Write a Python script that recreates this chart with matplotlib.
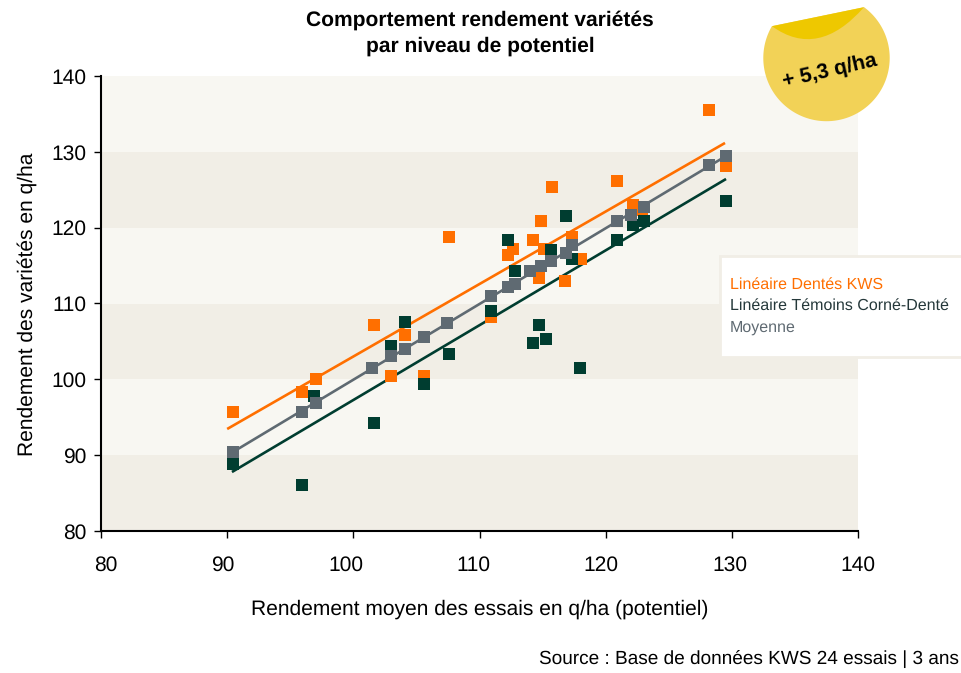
import numpy as np
import matplotlib
matplotlib.use("Agg")
import matplotlib.pyplot as plt
from matplotlib.patches import Polygon, PathPatch, Rectangle
from matplotlib.path import Path
from matplotlib.transforms import Affine2D, ScaledTranslation

plt.rcParams['font.family'] = ['Liberation Sans', 'DejaVu Sans']
plt.rcParams['text.hinting'] = 'none'
plt.rcParams['text.hinting_factor'] = 1

# Values
moy_x = [90.46, 95.93, 97.04, 101.5, 103.0, 104.09, 105.6, 107.4, 110.9, 112.26, 112.81, 114.0,
         114.87, 115.67, 116.86, 117.33, 120.9, 122.0, 123.04, 128.19, 129.54]
moy_y = [90.42, 95.69, 96.88, 101.5, 103.08, 104.0, 105.58, 107.43, 110.99, 112.18, 112.57, 114.29,
         114.95, 115.6, 116.66, 117.72, 120.88, 121.67, 122.73, 128.27, 129.45]

dentes_x = [90.46, 95.93, 97.04, 101.6, 103.0, 104.09, 105.6, 107.6, 110.9, 112.26, 112.65, 114.24,
            114.71, 114.87, 115.1, 115.75, 116.78, 117.33, 118.04, 120.9, 122.16, 122.88, 128.19, 129.54]
dentes_y = [95.69, 98.33, 100.04, 107.17, 100.44, 105.85, 100.44, 118.77, 108.22, 116.4, 117.19, 118.38,
            113.36, 120.88, 117.19, 125.36, 112.97, 118.77, 115.87, 126.16, 122.99, 122.33, 135.52, 128.13]

temoins_x = [90.46, 95.93, 96.9, 101.6, 103.0, 104.09, 105.6, 107.6, 110.9, 112.26, 112.81, 114.24,
             114.71, 115.27, 115.67, 116.86, 117.33, 117.96, 120.9, 122.16, 123.04, 129.54]
temoins_y = [88.84, 86.07, 97.8, 94.24, 104.4, 107.56, 99.39, 103.34, 109.01, 118.38, 114.29, 104.79,
             107.17, 105.32, 117.06, 121.54, 115.87, 101.5, 118.38, 120.35, 120.88, 123.52]

# Trend lines (end points)
ligne_dentes_x = [90.0, 129.46]
ligne_dentes_y = [93.45, 131.17]
ligne_moy_x = [90.46, 129.54]
ligne_moy_y = [90.42, 129.45]
ligne_temoins_x = [90.38, 129.54]
ligne_temoins_y = [87.78, 126.42]

ticks_x = [80, 90, 100, 110, 120, 130, 140]
ticks_y = [80, 90, 100, 110, 120, 130, 140]
bandes = [80, 90, 100, 110, 120, 130, 140]

ORANGE = '#ff6f00'
VERT = '#003d30'
GRIS = '#5f6a72'
W, H = 961, 673

fig = plt.figure(figsize=(W / 100, H / 100), dpi=100, facecolor='white')
ax = fig.add_axes([101 / W, 1 - 531 / H, 757 / W, 455 / H])

# Alternating background bands
for i in range(len(bandes) - 1):
    couleur = '#f1eee6' if i % 2 == 0 else '#f8f7f2'
    ax.axhspan(bandes[i], bandes[i + 1], color=couleur, lw=0, zorder=0)

ax.plot(ligne_dentes_x, ligne_dentes_y, color=ORANGE, lw=1.9, zorder=2, solid_capstyle='butt')
ax.plot(ligne_temoins_x, ligne_temoins_y, color=VERT, lw=1.9, zorder=2, solid_capstyle='butt')
ax.plot(ligne_moy_x, ligne_moy_y, color=GRIS, lw=1.9, zorder=2, solid_capstyle='butt')

ax.plot(dentes_x, dentes_y, ls='none', marker='s', ms=8.64, mew=0, color=ORANGE, zorder=3)
ax.plot(temoins_x, temoins_y, ls='none', marker='s', ms=8.64, mew=0, color=VERT, zorder=4)
ax.plot(moy_x, moy_y, ls='none', marker='s', ms=8.64, mew=0, color=GRIS, zorder=5)

ax.set_xlim(80, 140)
ax.set_ylim(80, 140)
ax.set_xticks(ticks_x)
ax.set_yticks(ticks_y)
ax.tick_params(labelsize=15.4, length=5, width=1, colors='black')
ax.tick_params(axis='y', pad=5.5)
ax.tick_params(axis='x', pad=12.5)
ax.spines['top'].set_visible(False)
ax.spines['right'].set_visible(False)
ax.spines['left'].set_linewidth(1.5)
ax.spines['bottom'].set_linewidth(1.5)

# The x tick labels sit a little off their ticks in the original
decalages = [5, -4.5, -7.5, -6.5, -4.5, -2, 0]
for label, d in zip(ax.get_xticklabels(), decalages):
    label.set_transform(label.get_transform() + ScaledTranslation(d / 100, 0, fig.dpi_scale_trans))

# Pixel coordinates for the decorations, origin at the top left
px = Affine2D().scale(1, -1).translate(0, H)

fig.text(480 / W, 1 - 33 / H, 'Comportement rendement variétés\npar niveau de potentiel',
         ha='center', va='center', fontsize=15.45, fontweight='bold', linespacing=1.42)
fig.text(480 / W, 1 - 609 / H, 'Rendement moyen des essais en q/ha (potentiel)',
         ha='center', va='center', fontsize=15.0)
fig.text(27 / W, 1 - 304.5 / H, 'Rendement des variétés en q/ha', ha='center', va='center',
         rotation=90, fontsize=15.3)
fig.text(959 / W, 1 - 660 / H, 'Source : Base de données KWS 24 essais | 3 ans',
         ha='right', va='center', fontsize=13.65)

# Legend panel
fig.add_artist(Rectangle((720, 256), 245, 101, transform=px, facecolor='white',
                         edgecolor='#f1eee6', lw=2, zorder=10, clip_on=False))
fig.text(730 / W, 1 - 285 / H, 'Linéaire Dentés KWS', color=ORANGE, fontsize=11.8, va='center', zorder=11)
fig.text(730 / W, 1 - 306 / H, 'Linéaire Témoins Corné-Denté', color='#25383a', fontsize=11.8, va='center', zorder=11)
fig.text(730 / W, 1 - 328 / H, 'Moyenne', color=GRIS, fontsize=11.8, va='center', zorder=11)

# Badge: circle cut by a chord, with a darker fold on top
cx, cy, r = 826.5, 58, 63.2
p1 = np.array([772, 26.2])
p2 = np.array([864, 7.2])
a1 = np.arctan2(p1[1] - cy, p1[0] - cx)
a2 = np.arctan2(p2[1] - cy, p2[0] - cx)
angles = np.linspace(a2, a1 + 2 * np.pi * (a1 < a2), 200)
contour = np.column_stack([cx + r * np.cos(angles), cy + r * np.sin(angles)])
fig.add_artist(Polygon(contour, closed=True, transform=px, facecolor='#f2d257', edgecolor='none', zorder=12))
pli = Path([p1, (818, 59.5), p2, p1], [Path.MOVETO, Path.CURVE3, Path.CURVE3, Path.CLOSEPOLY])
fig.add_artist(PathPatch(pli, transform=px, facecolor='#eec800', edgecolor='none', zorder=13))
fig.text(829.5 / W, 1 - 71 / H, '+ 5,3 q/ha', ha='center', va='center', rotation=13,
         fontsize=15.2, fontweight='bold', color='black', zorder=14)

fig.savefig('out.png', dpi=100)
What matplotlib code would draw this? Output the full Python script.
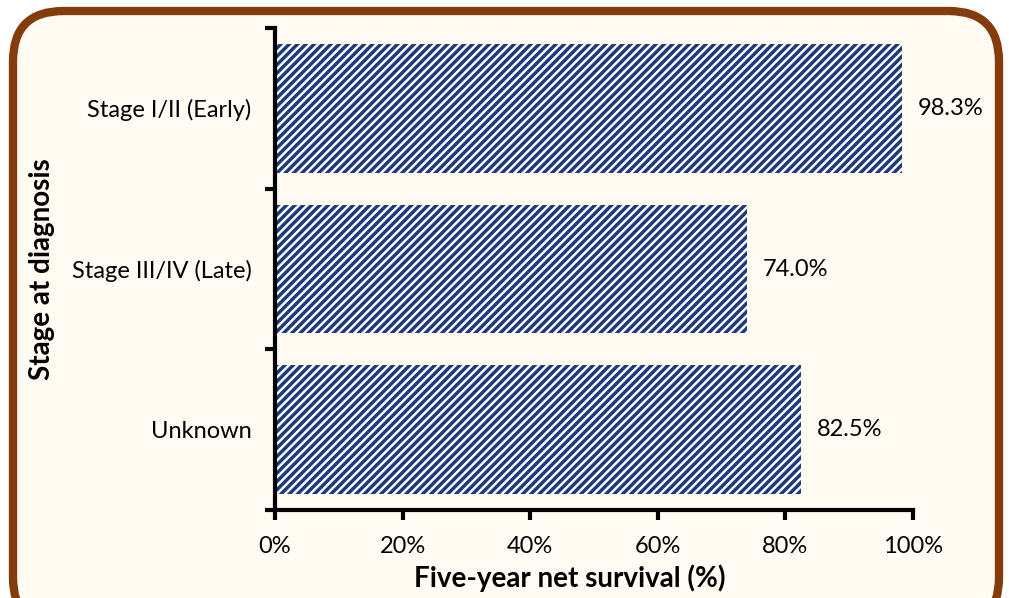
import matplotlib
matplotlib.use("Agg")
import matplotlib.pyplot as plt
from matplotlib.patches import FancyBboxPatch
from matplotlib.ticker import FuncFormatter, MultipleLocator

categories = ["Stage I/II (Early)", "Stage III/IV (Late)", "Unknown"]
survival = [98.3, 74.0, 82.5]
x_label = "Five-year net survival (%)"
y_label = "Stage at diagnosis"

plt.rcParams["font.family"] = ["Lato", "DejaVu Sans"]
plt.rcParams["hatch.linewidth"] = 2.5
plt.rcParams["hatch.color"] = "#1F3A7A"

bg = "#FFFBF3"
fig = plt.figure(figsize=(10.09, 5.98), dpi=100)
fig.patch.set_facecolor("white")

# rounded brown frame around the panel
frame = FancyBboxPatch((13 / 1009, -0.05), 986 / 1009, 1 - 11 / 598 + 0.05,
                       boxstyle="round,pad=0,rounding_size=0.05",
                       transform=fig.transFigure, facecolor=bg,
                       edgecolor="#843C0C", linewidth=6, zorder=-5,
                       mutation_aspect=1009 / 598)
fig.patches.append(frame)

ax = fig.add_axes([275 / 1009, 1 - 510 / 598, (913 - 275) / 1009, (510 - 28) / 598])
ax.set_facecolor("none")
ax.set_zorder(2)

ypos = list(range(len(categories)))
bars = ax.barh(ypos, survival, height=0.8, color="white",
               edgecolor="#1F3A7A", hatch="////", linewidth=0)
for y, v in zip(ypos, survival):
    ax.text(v + 2.5, y, f"{v:.1f}%", va="center", ha="left", fontsize=17)

ax.set_xlim(0, 100)
ax.set_ylim(len(categories) - 0.5, -0.5)
ax.set_yticks(ypos)
ax.set_yticklabels(categories, fontsize=17)
ax.set_yticks([-0.5, 0.5, 1.5, 2.5], minor=True)
ax.tick_params(axis="y", which="major", length=0, pad=17)
ax.tick_params(axis="y", which="minor", length=7, width=3, direction="out")
ax.xaxis.set_major_locator(MultipleLocator(20))
ax.xaxis.set_major_formatter(FuncFormatter(lambda v, p: f"{v:.0f}%"))
ax.tick_params(axis="x", length=7, width=3, direction="out", labelsize=17, pad=12)

for s in ["top", "right"]:
    ax.spines[s].set_visible(False)
for s in ["left", "bottom"]:
    ax.spines[s].set_linewidth(3)

ax.set_xlabel(x_label, fontsize=20, fontweight="bold")
ax.xaxis.set_label_coords(0.462, -0.113)
ax.set_ylabel(y_label, fontsize=20, fontweight="bold", labelpad=12)

fig.savefig("out.png", dpi=100, facecolor="white")
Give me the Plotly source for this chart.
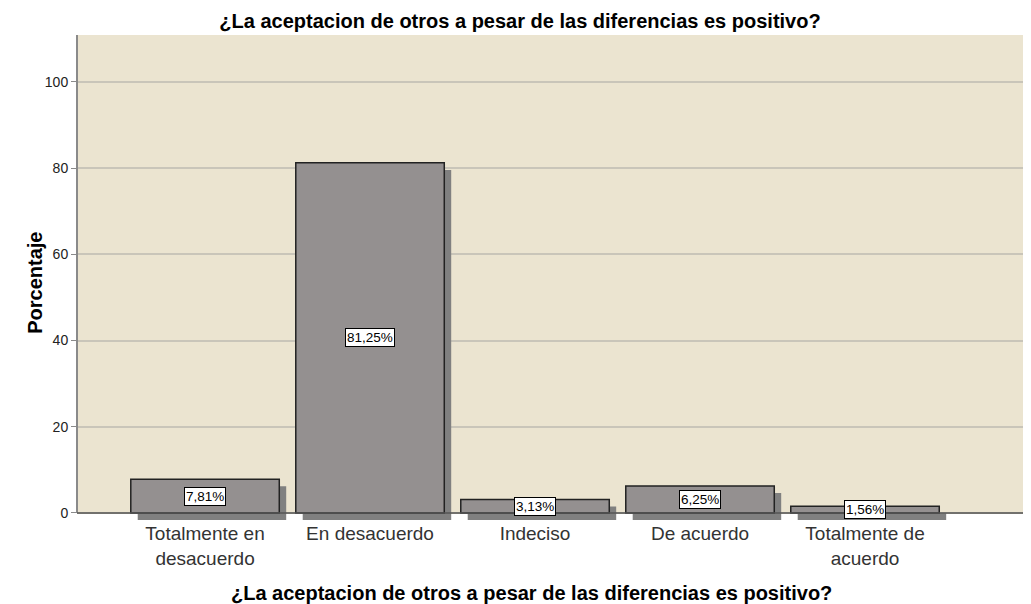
import plotly.graph_objects as go

categories = ["Totalmente en<br>desacuerdo", "En desacuerdo", "Indeciso", "De acuerdo", "Totalmente de<br>acuerdo"]
percentages = [7.81, 81.25, 3.13, 6.25, 1.56]
value_labels = ["7,81%", "81,25%", "3,13%", "6,25%", "1,56%"]
title_text = "¿La aceptacion de otros a pesar de las diferencias es positivo?"

FONT = "Liberation Sans, Arial, sans-serif"
BEIGE = "#EBE4D0"
BAR = "#949090"
SHADOW = "#808080"
Y_MIN, Y_MAX = -1.65, 110.9
SHADOW_DX = 0.042

positions = list(range(len(categories)))

fig = go.Figure()
# drop shadow behind every bar
fig.add_trace(go.Bar(
    x=[p + SHADOW_DX for p in positions],
    y=percentages,
    base=Y_MIN,
    width=0.9,
    marker=dict(color=SHADOW, line=dict(width=0)),
    hoverinfo="skip",
    showlegend=False,
))
fig.add_trace(go.Bar(
    x=positions,
    y=percentages,
    width=0.9,
    marker=dict(color=BAR, line=dict(color="#222222", width=1.5)),
    showlegend=False,
))

for p, v, lab in zip(positions, percentages, value_labels):
    fig.add_annotation(
        x=p, y=v / 2, text=lab, showarrow=False,
        font=dict(family=FONT, size=13.5, color="#000000"),
        bgcolor="white", bordercolor="#000000", borderwidth=1, borderpad=1,
    )

# beige plot area above zero, axis lines
fig.add_shape(type="rect", xref="paper", yref="y", x0=0, x1=1, y0=0, y1=Y_MAX,
              fillcolor=BEIGE, line=dict(width=0), layer="below")
fig.add_shape(type="line", xref="paper", yref="y", x0=0, x1=0, y0=0, y1=Y_MAX,
              line=dict(color="#8a8a8a", width=2))
fig.add_shape(type="line", xref="paper", yref="y", x0=0, x1=1, y0=0, y1=0,
              line=dict(color="#555555", width=1.5))

fig.add_annotation(
    xref="paper", yref="paper", x=0.476, y=-0.15, text="<b>" + title_text + "</b>",
    showarrow=False, font=dict(family=FONT, size=20, color="#000000"), yanchor="middle",
)
fig.add_annotation(
    xref="paper", yref="paper", x=-0.0577, y=0.489, text="<b>Porcentaje</b>", textangle=-90,
    showarrow=False, font=dict(family=FONT, size=20, color="#000000"),
)

fig.update_layout(
    width=1023, height=596,
    margin=dict(l=69, r=0, t=27, b=84),
    paper_bgcolor="white", plot_bgcolor="white",
    title=dict(text="<b>" + title_text + "</b>", x=0.5005, xanchor="center",
               y=1 - 13 / 596, yanchor="middle",
               font=dict(family=FONT, size=20, color="#000000")),
    barmode="overlay",
    xaxis=dict(
        range=[-0.776, 5.006], tickvals=positions, ticktext=categories,
        showgrid=False, zeroline=False, showline=False, ticks="",
        tickfont=dict(family=FONT, size=19, color="#333333"),
    ),
    yaxis=dict(
        range=[Y_MIN, Y_MAX], tickvals=[0, 20, 40, 60, 80, 100],
        showgrid=True, gridcolor="#C9C5B9", gridwidth=1.5, zeroline=False, showline=False,
        ticks="outside", ticklen=5, tickcolor="#8a8a8a",
        tickfont=dict(family=FONT, size=14, color="#222222"),
    ),
)

fig.write_html("out.html")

**Exercise aim**.
In the listing above, find the line with "Give me the Plotly source for this chart." and the line with "positions = list(range(len(categories)))". Copy exactly those two and every line between, without the pictures.

**Exercise solution**.
Give me the Plotly source for this chart.
import plotly.graph_objects as go

categories = ["Totalmente en<br>desacuerdo", "En desacuerdo", "Indeciso", "De acuerdo", "Totalmente de<br>acuerdo"]
percentages = [7.81, 81.25, 3.13, 6.25, 1.56]
value_labels = ["7,81%", "81,25%", "3,13%", "6,25%", "1,56%"]
title_text = "¿La aceptacion de otros a pesar de las diferencias es positivo?"

FONT = "Liberation Sans, Arial, sans-serif"
BEIGE = "#EBE4D0"
BAR = "#949090"
SHADOW = "#808080"
Y_MIN, Y_MAX = -1.65, 110.9
SHADOW_DX = 0.042

positions = list(range(len(categories)))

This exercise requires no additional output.